If the order needs to be "shuffled" but not truly random...
(Update: see my other answer for a more flexible and randomizable solution.)
You say "random" order, which is what you get when calling ORDER BY random()
- for each row, PostgreSQL calls random()
, gets a value, and uses that to decide how to sort that row within the set of results.
To make this repeatable, you have to mess with seeds. This feels icky. According to the docs:
the effects will persist until the end of the session, unless overridden by another SET
I think this means that when using a connection pool, setseed
mutates the connection for the next process that uses that connection.
What about modulo?
I have a case where I don't need true randomness. My criteria are:
- not the same order every time
- predictable order within pages of the same result set, so that we don't get duplicates on subsequent pages
Eg, this would be fine:
- Listing 1
- page 1: items 1, 4
- page 2: items 3, 2
- Listing 2 (different user, or same user coming back later)
- page 1: items 3, 1
- page 2: items 2, 4
To get something like this, modulo seems to work well. Eg, ORDER BY id % 7, id
for all pages of request 1, and ORDER BY id % 11, id
for all pages of request 2. That is, for each row, divide its id by the modulus and sort by the remainder. Within rows with the same remainder, sort by id (to ensure the sort is stable).
The modulus could be picked randomly for the first page, then reused as a parameter for each subsequent page request.
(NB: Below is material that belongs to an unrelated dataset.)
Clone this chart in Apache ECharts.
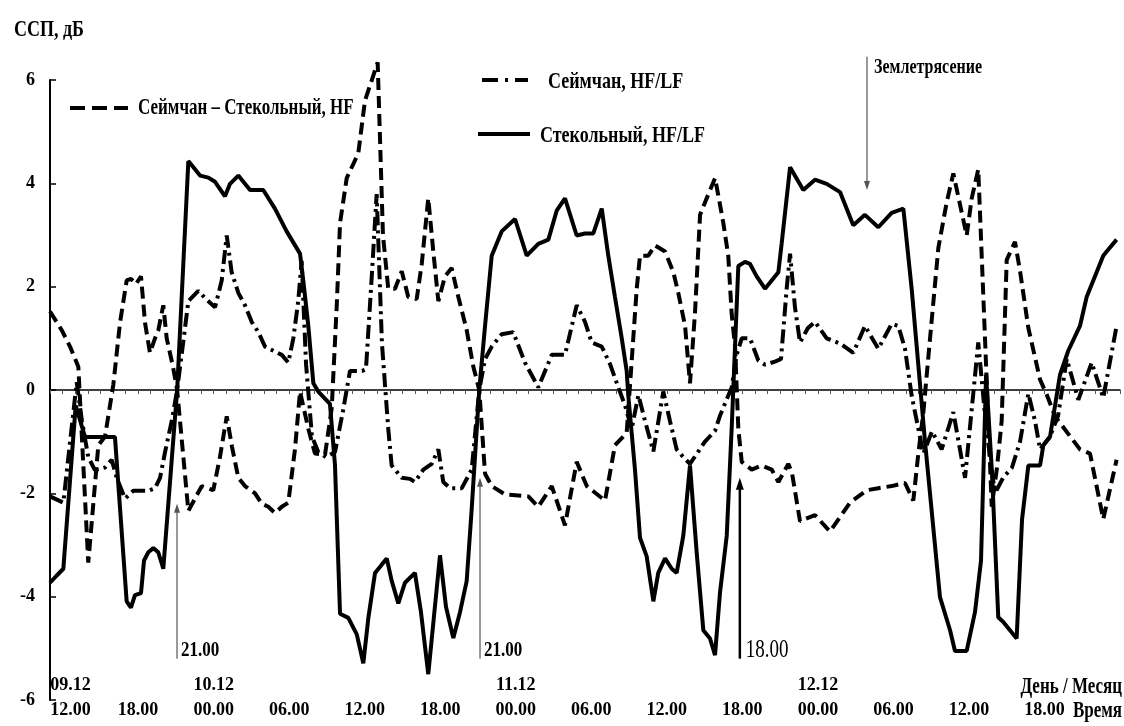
<!DOCTYPE html>
<html><head><meta charset="utf-8">
<script src="https://cdn.jsdelivr.net/npm/echarts@6/dist/echarts.min.js"></script>
<style>html,body{margin:0;padding:0;background:#fff}#c{width:1124px;height:726px}</style>
</head><body><div id="c"></div>
<script>
const FONT = '"Liberation Serif", "Times New Roman", serif';

// x axis: hours counted from 09.12 00:00
const tickHours  = [12, 18, 24, 30, 36, 42, 48, 54, 60, 66, 72, 78, 84, 90];
const timeLabels = ['12.00','18.00','00.00','06.00','12.00','18.00','00.00','06.00','12.00','18.00','00.00','06.00','12.00','18.00'];
const dateLabels = ['09.12','','10.12','','','','11.12','','','','12.12','','',''];

// Сеймчан – Стекольный, HF (dashed)
const diffT = [11.0,11.93,12.59,13.25,14.04,14.84,15.37,16.03,16.56,17.09,17.43,17.83,18.23,18.55,18.94,19.34,19.60,20.00,20.27,20.77,21.1,21.99,23.05,23.97,24.50,25.04,25.46,25.96,26.49,27.29,27.82,28.34,28.87,29.41,29.93,30.46,30.86,31.52,32.05,32.85,33.38,33.78,34.04,34.57,35.49,36.02,37.03,37.45,37.87,38.41,38.94,39.46,40.13,40.53,41.05,41.45,41.85,42.38,42.91,43.44,44.10,44.63,45.1,45.56,46.09,47.15,49.00,49.79,50.86,51.91,52.84,53.64,55.09,55.88,56.81,57.61,57.87,58.53,59.06,59.86,60.52,60.91,61.45,61.84,62.24,62.64,63.03,63.83,64.07,64.49,64.88,65.15,65.42,65.68,65.95,66.74,67.54,68.33,68.86,69.65,69.94,70.58,71.77,72.96,74.55,75.88,76.80,77.86,78.92,79.58,79.98,80.38,80.91,81.57,82.23,82.76,83.82,84.22,84.74,85.81,86.23,86.60,87.00,87.66,88.06,88.72,89.65,90.20,90.84,92.82,93.62,94.67,95.73];
const diffV = [1.52,1.16,0.84,0.45,-3.34,-1.07,-0.9,0.1,1.3,2.12,2.15,2.05,2.2,1.3,0.72,1.0,1.15,1.64,1.0,0.45,0,-2.34,-1.86,-1.94,-1.3,-0.51,-1.1,-1.7,-1.86,-2.0,-2.2,-2.26,-2.38,-2.26,-2.18,-1.15,-0.03,-0.75,-1.23,-1.25,-0.35,1.64,3.23,4.1,4.58,5.6,6.34,3.0,1.96,1.96,2.3,1.8,1.76,2.44,3.71,2.68,1.72,2.2,2.36,1.8,1.16,0.45,0,-1.62,-1.86,-2.02,-2.06,-2.26,-1.86,-2.62,-1.39,-1.86,-2.14,-1.07,-0.83,1.96,2.6,2.6,2.8,2.68,2.28,1.88,1.24,0.13,1.5,3.39,3.63,4.1,3.79,3.23,2.6,1.48,0.84,-0.75,-1.39,-1.54,-1.46,-1.54,-1.78,-1.43,-1.6,-2.54,-2.42,-2.74,-2.18,-1.94,-1.9,-1.86,-1.8,-2.14,-1.23,-0.43,1.0,2.75,3.63,4.19,2.99,3.71,4.27,-2.26,-1.5,-0.6,2.52,2.87,2.3,1.2,0.2,-0.1,-0.51,-1.15,-1.23,-2.5,-1.35];

// Сеймчан, HF/LF (dash-dot)
const seimT = [11.0,12.06,13.12,13.54,14.04,14.57,15.37,15.90,16.30,16.96,17.62,18.81,19.34,19.74,20.14,20.67,21.1,21.57,21.99,22.78,23.31,24.11,24.64,25.04,25.43,25.96,26.49,27.02,27.55,28.08,28.74,29.41,29.93,30.33,30.72,30.99,31.34,31.81,32.31,32.93,33.64,34.28,34.83,35.79,36.10,36.56,36.95,37.37,37.87,38.14,38.94,39.60,39.99,40.66,41.32,41.85,42.24,42.78,43.71,44.50,45.1,45.56,46.09,46.88,47.80,48.73,49.79,50.86,51.91,52.84,53.50,54.03,54.83,55.49,56.15,56.68,57.21,57.74,58.27,58.93,59.72,60.25,60.78,61.31,61.84,63.03,63.83,64.22,65.15,65.55,65.95,66.61,67.27,67.80,68.59,69.07,69.52,69.79,70.18,70.58,71.21,71.77,72.70,73.76,74.81,75.74,76.80,77.86,78.39,78.92,79.45,80.38,81.07,81.83,82.76,83.69,84.74,85.28,85.67,86.07,86.71,87.42,88.06,88.72,89.25,89.65,90.44,91.08,91.77,92.69,93.75,94.67,95.73];
const seimV = [-2.06,-2.18,0.15,-0.6,-1.3,-1.55,-1.5,-1.35,-1.7,-2.1,-1.95,-1.95,-1.9,-1.7,-1.2,-0.6,0,0.9,1.72,1.92,1.78,1.6,2.12,2.99,2.28,1.88,1.64,1.32,1.12,0.84,0.76,0.68,0.53,1.0,1.72,2.5,0.5,-0.9,-1.2,-1.3,-1.2,-0.4,0.37,0.37,0.4,2.2,3.79,0.9,-0.75,-1.46,-1.7,-1.72,-1.78,-1.54,-1.43,-1.15,-1.78,-1.9,-1.9,-1.54,0,0.6,0.84,1.08,1.12,0.53,0.05,0.68,0.68,1.64,1.32,0.92,0.84,0.5,0.05,-0.3,-0.75,-0.1,-0.6,-1.19,-0.03,-0.6,-1.15,-1.3,-1.43,-1.0,-0.79,-0.5,0.05,0.68,1.0,1.0,0.57,0.49,0.55,0.6,1.96,2.64,1.6,0.92,1.2,1.32,1.0,0.9,0.72,1.24,0.8,1.28,1.24,0.8,-0.11,-1.23,-0.8,-1.15,-0.43,-1.7,0.92,-0.5,-1.3,-2.0,-1.7,-1.5,-1.0,-0.07,-0.6,-1.15,-0.9,-0.5,0.6,-0.19,0.53,-0.15,1.24];

// Стекольный, HF/LF (solid)
const stekT = [11.0,11.5,12.06,13.04,13.78,16.16,17.09,17.43,17.75,18.23,18.47,18.81,19.21,19.60,20.00,21.1,21.99,22.92,23.58,24.11,24.90,25.30,25.96,26.89,27.94,28.87,29.80,30.86,31.12,31.52,31.92,32.31,33.24,33.64,34.04,34.70,35.37,35.89,36.29,36.82,37.35,37.75,38.14,38.67,39.20,39.99,40.47,41.05,41.98,42.46,43.04,43.57,44.10,44.50,44.90,45.1,45.56,46.09,46.88,47.94,48.87,49.79,50.59,51.25,51.91,52.84,53.50,54.16,54.83,55.35,55.88,56.42,56.81,56.94,57.47,57.87,58.40,58.93,59.32,59.86,60.39,60.78,61.31,61.84,62.37,62.90,63.43,63.83,64.22,64.76,65.15,65.68,66.21,66.61,67.14,67.80,68.20,68.86,69.12,69.79,70.84,71.77,72.70,73.76,74.81,75.74,76.80,77.86,78.79,79.45,80.51,81.70,82.50,82.89,83.82,84.48,84.96,85.36,85.83,86.33,86.73,87.79,88.22,88.72,89.65,89.91,90.44,91.23,91.89,92.82,93.35,94.67,94.94,95.73];
const stekV = [-3.73,-3.6,-3.46,-0.3,-0.91,-0.91,-4.09,-4.21,-3.97,-3.93,-3.3,-3.14,-3.06,-3.14,-3.46,0,4.43,4.15,4.11,4.03,3.75,3.99,4.15,3.87,3.87,3.51,3.07,2.64,2.12,1.24,0.13,-0.03,-0.27,-1.46,-4.33,-4.41,-4.73,-5.29,-4.41,-3.54,-3.38,-3.26,-3.69,-4.13,-3.73,-3.54,-4.3,-5.5,-3.2,-4.2,-4.8,-4.3,-3.7,-2.3,-0.75,0,1.24,2.6,3.07,3.31,2.6,2.83,2.91,3.47,3.71,2.99,3.03,3.03,3.51,2.6,1.8,1.0,0.37,-0.11,-1.54,-2.86,-3.22,-4.09,-3.54,-3.26,-3.46,-3.54,-2.82,-1.46,-3.14,-4.65,-4.81,-5.13,-3.93,-2.82,-0.75,2.4,2.48,2.44,2.2,1.96,2.08,2.28,2.83,4.31,3.87,4.07,3.99,3.83,3.19,3.39,3.15,3.43,3.51,1.96,-1.0,-4.01,-4.65,-5.05,-5.05,-4.3,-3.3,0.3,-1.6,-4.4,-4.49,-4.81,-2.5,-1.46,-1.46,-1.07,-0.91,0.29,0.76,1.24,1.8,2.6,2.68,2.91];

// annotations
const markerHours  = [21.09, 45.16, 65.8];
const markerLabels = ['21.00', '21.00', '18.00'];
const quakeHour = 75.9;

function zip(t, v) { return t.map((x, i) => [x, v[i]]); }

const chart = echarts.init(document.getElementById('c'), null, {renderer: 'canvas'});

const lbl = {fontFamily: FONT, fontWeight: 'bold', fontSize: 18, color: '#000'};

chart.setOption({
  animation: false,
  backgroundColor: '#fff',
  grid: {left: 50, right: 4, top: 80, bottom: 26, containLabel: false},
  xAxis: [{
    type: 'value', min: 11, max: 96, interval: 1, position: 'bottom',
    axisLine: {show: false, onZero: false},
    axisTick: {show: false},
    splitLine: {show: false},
    axisLabel: {
      margin: -29,
      formatter: function (v) {
        const i = tickHours.indexOf(v);
        if (i < 0) return '';
        const s = i === 0 ? '0' : '';
        return '{d' + s + '|' + (dateLabels[i] || ' ') + '}\n{t' + s + '|' + timeLabels[i] + '}';
      },
      rich: {
        d: Object.assign({lineHeight: 28}, lbl),
        t: Object.assign({lineHeight: 22}, lbl),
        d0: Object.assign({lineHeight: 28, padding: [0, 0, 0, 16]}, lbl),
        t0: Object.assign({lineHeight: 22, padding: [0, 0, 0, 16]}, lbl)
      }
    }
  }, {
    type: 'value', min: 11, max: 96, interval: 1, position: 'top',
    axisLine: {show: true, onZero: true, onZeroAxisIndex: 0, lineStyle: {color: '#000', width: 1.5}},
    axisTick: {show: true, inside: true, length: 4, lineStyle: {color: '#555', width: 1}},
    axisLabel: {show: false},
    splitLine: {show: false}
  }],
  yAxis: {
    type: 'value', min: -6, max: 6, interval: 2,
    axisLine: {show: true, onZero: false, lineStyle: {color: '#000', width: 2}},
    axisTick: {show: true, inside: true, length: 6, lineStyle: {color: '#000', width: 1.5}},
    axisLabel: Object.assign({margin: 15}, lbl),
    splitLine: {show: false}
  },
  series: [{
    name: 'Сеймчан – Стекольный, HF', type: 'line', xAxisIndex: 0, clip: false,
    data: zip(diffT, diffV), symbol: 'none',
    lineStyle: {color: '#000', width: 4, type: [12, 6]}
  }, {
    name: 'Сеймчан, HF/LF', type: 'line', xAxisIndex: 0, clip: false,
    data: zip(seimT, seimV), symbol: 'none',
    lineStyle: {color: '#000', width: 4, type: [14, 5, 3, 5]}
  }, {
    name: 'Стекольный, HF/LF', type: 'line', xAxisIndex: 0, clip: false,
    data: zip(stekT, stekV), symbol: 'none',
    lineStyle: {color: '#000', width: 4}
  }]
});

function txt(x, y, s, size, extra) {
  extra = extra || {};
  return {
    type: 'text', x: x, y: y, scaleY: extra.sy || 1.3, z: 50,
    style: {
      text: s, fill: '#000',
      font: (extra.weight || 'bold') + ' ' + size + 'px ' + FONT,
      textAlign: extra.align || 'left', textVerticalAlign: 'middle'
    }
  };
}
function seg(x1, y1, x2, y2, w, color, dash) {
  return {type: 'line', z: 40, shape: {x1: x1, y1: y1, x2: x2, y2: y2},
    style: {stroke: color, lineWidth: w, lineDash: dash || null}};
}
function tri(x, y, dir, half, len, color) {
  // dir: -1 points up (tip at y), 1 points down
  return {type: 'polygon', z: 41,
    shape: {points: [[x, y], [x - half, y - dir * len], [x + half, y - dir * len]]},
    style: {fill: color}};
}

const P = (h, v) => chart.convertToPixel({xAxisIndex: 0, yAxisIndex: 0}, [h, v]);
const g = [];
// title
g.push(txt(14, 30, 'ССП, дБ', 18));
// legend
g.push(seg(70, 108, 128, 108, 4, '#000', [15, 7]));
g.push(txt(138, 108, 'Сеймчан – Стекольный, HF', 17));
g.push(seg(482, 80, 528, 80, 4, '#000', [16, 7, 3, 7]));
g.push(txt(548, 82, 'Сеймчан, HF/LF', 18));
g.push(seg(478, 134, 530, 134, 4, '#000'));
g.push(txt(540, 136, 'Стекольный, HF/LF', 18));

// vertical time markers
const tops = [-2.2, -1.7, -1.7];
for (let i = 0; i < markerHours.length; i++) {
  const a = P(markerHours[i], tops[i]);
  const b = P(markerHours[i], -5.2);
  const big = i === 2;
  const col = big ? '#000' : '#555';
  g.push(seg(a[0], a[1] + 6, a[0], b[1], big ? 2.5 : 1.2, col));
  g.push(tri(a[0], a[1], -1, big ? 4 : 3, big ? 12 : 9, col));
  g.push(txt(a[0] + (big ? 6 : 4), b[1] - 8, markerLabels[i], big ? 19 : 17,
    {weight: big ? 'normal' : 'bold', sy: big ? 1.35 : 1.25}));
}
// earthquake
const q1 = P(quakeHour, 6.45), q2 = P(quakeHour, 3.87);
g.push(seg(q1[0], q1[1], q1[0], q2[1] - 6, 1.2, '#555'));
g.push(tri(q1[0], q2[1], 1, 3, 9, '#555'));
g.push(txt(q1[0] + 7, 68, 'Землетрясение', 16));

// axis captions
g.push(txt(1122, 687, 'День / Месяц', 17, {align: 'right'}));
g.push(txt(1122, 711, 'Время', 17, {align: 'right'}));

chart.setOption({graphic: g});
</script></body></html>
You can see how this might work for your database like this:
echo "select id, id % 7 FROM my_table ORDER BY id % 77, id" | psql my_db > sort.txt
A prime modulus will probably give you the most variation. And if your ids start at 1 (such that % 77
would make the first 77 rows return in the normal order), you could try doing a modulus on a timestamp field instead. Eg:
ORDER BY (extract(epoch from inserted_at)* 100000)::bigint % 77
But you'd need a function index to make that performant.